Давление на следственную группу нарастало с каждым днем. Все ждали новых скандальных арестов, но… они не последовали. Более того, началась утечка информации из самой следственной группы: выяснилось, что никаких оснований держать в изоляторе тех, кто к этому моменту был уже арестован, нет. Адвокатам Мовсисяна и Арутюняна не представили ни единого факта, подтверждающего хоть какую-то причастность их подзащитных к преступлению. К марту-апрелю Гагик Джаангирян оказался в весьма затруднительной ситуации. На него давили те, кто всячески хотел использовать следствие для моей отставки, требуя новых арестов и скандальных разоблачений. А оснований для арестов и материалов для разоблачений не было! Джаангирян метался между семьями Вазгена и Демирчяна, «Еркрапа» и РПА, оказавшись перед трудным выбором. Поддаться давлению и пойти на полную фальсификацию следственных действий? Но это значит сделать всю следственную группу преступниками. Или остановиться, не переходить черту, за которой велик риск самому оказаться на скамье подсудимых? Воинственные заявления военного прокурора, звучавшие сразу после создания следственной группы, сменились неуверенными, размазанными и уклончивыми сообщениями о ходе следствия. Это стало явным индикатором его выбора.
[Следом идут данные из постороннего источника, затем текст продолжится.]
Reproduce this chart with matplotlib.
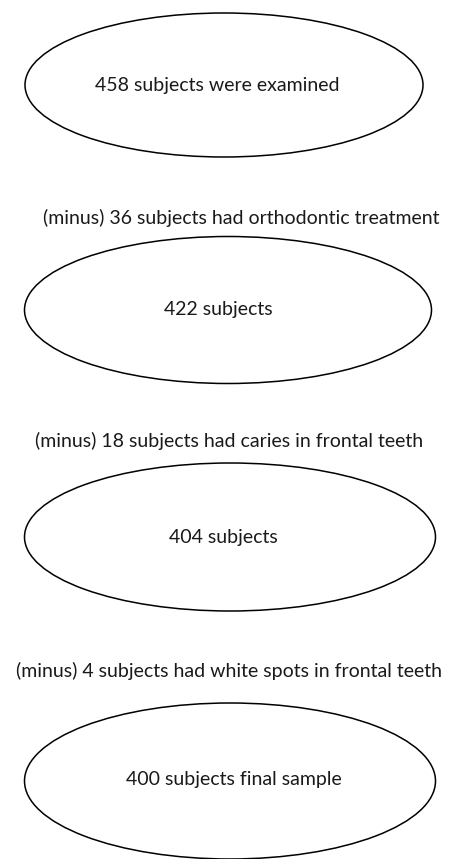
import matplotlib.pyplot as plt
from matplotlib.patches import Ellipse

# Flow of subjects through the exclusion steps
counts = [458, 422, 404, 400]
node_labels = ["458 subjects were examined", "422 subjects", "404 subjects",
               "400 subjects final sample"]
excluded = [36, 18, 4]
exclusion_reasons = ["orthodontic treatment", "caries in frontal teeth",
                     "white spots in frontal teeth"]

# Layout in pixel coordinates (x right, y down)
ellipse_centers = [(224, 85), (228, 310), (230, 537), (230, 781)]
ellipse_sizes = [(398, 144), (407, 147), (411, 148), (411, 156)]
node_text_pos = [(217, 85), (218, 310), (223, 538), (234, 780)]
step_text_pos = [(241, 218), (229, 441), (229, 671)]

plt.rcParams['font.family'] = ['Lato', 'DejaVu Sans']

fig = plt.figure(figsize=(4.5, 8.59), dpi=100)
ax = fig.add_axes([0, 0, 1, 1])
ax.set_xlim(0, 450)
ax.set_ylim(859, 0)
ax.axis('off')

for (cx, cy), (w, h) in zip(ellipse_centers, ellipse_sizes):
    ax.add_patch(Ellipse((cx, cy), w, h, facecolor='white', edgecolor='black', linewidth=1.1))

for label, (tx, ty) in zip(node_labels, node_text_pos):
    ax.text(tx, ty, label, ha='center', va='center', fontsize=14, color='#1a1a1a')

for n, reason, (tx, ty) in zip(excluded, exclusion_reasons, step_text_pos):
    ax.text(tx, ty, f"(minus) {n} subjects had {reason}", ha='center', va='center',
            fontsize=14, color='#1a1a1a')

fig.savefig('out.png', dpi=100)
Однажды в начале марта Джаангирян умудрился оказаться на совместной пресс-конференции с руководителями РПА и НПА сразу после расширенного заседания Совета «Еркрапа». Они требовали, чтобы я отправил в отставку Сержа Саргсяна и Тиграна Нагдаляна, руководителя Первого канала телевидения. Присутствие Джаангиряна на подобном мероприятии выходило за рамки прокурорских обязанностей, о чем мне пришлось ему напомнить. Он попытался выкрутиться: промямлил что-то невнятное о том, что, мол, на него давили, он не сумел увернуться и якобы вообще пошел туда, чтобы удержать людей от необдуманных поступков.
В апреле суд отказался продлить меру пресечения Алику Арутюняну из-за отсутствия оснований держать его под арестом. Позднее были освобождены и другие люди, арестованные по надуманным обвинениям: вся их вина заключалась лишь в факте знакомства с Унаняном. Надежда на громкое дело о глобальном заговоре таяла на глазах, и это не на шутку встревожило всех, кто пытался на этой волне добиться смены власти. В минобороны, Сардарапате, Цахкадзоре[90]
и в других местах начались многочасовые собрания недовольных: люди писали заявления, требовали привлечь к ответу организаторов теракта, подразумевая под этим меня и Сержа. Распространяли слухи, что Вазгена убрали спецслужбы – якобы он выступал против решения карабахского вопроса. Борьба за власть, а значит – за мою отставку, стала открытой и агрессивной, началось целенаправленное раскачивание внутриполитической обстановки.Напряжение мое было колоссальным, загруженность – запредельной. Кроме собственных функций, мне приходилось заниматься вопросами безопасности и заброшенной премьером экономикой. И все это – в гнетущей внутриполитической атмосфере. И вдруг вечером 22 марта раздается звонок из Карабаха: совершенно покушение на Аркадия Гукасяна. Сказали, что он тяжело ранен, но жизни не угрожает опасность. Раздроблены кости на обеих ногах ниже колен, готовятся к операции. Первая мысль: вот черт, только этого нам не хватало! Агван Овсепян попросился сам поехать в Степанакерт для оказания помощи в расследовании, туда же направили группу спецназа МНБ. Докладывали мне по несколько раз в день. В течение суток арестовали всех причастных к покушению, в том числе – по подозрению в его организации – Самвела Бабаяна.
Поскольку кабинет министра обороны превратился в штаб заговорщиков, я в середине марта своими указами обновил командный состав МО, чтобы оградить войска от вовлечения в политику. В апреле Гагик Джаангирян вдруг пожаловался мне: парламент пытается устроить из расследования политическое шоу, что мешает работе следственной группы. Он попросил меня избавить его от обязанности докладывать в парламенте о ходе следствия. Просьбу военного прокурора я выполнил, дав ему официальную рекомендацию отменить эти доклады.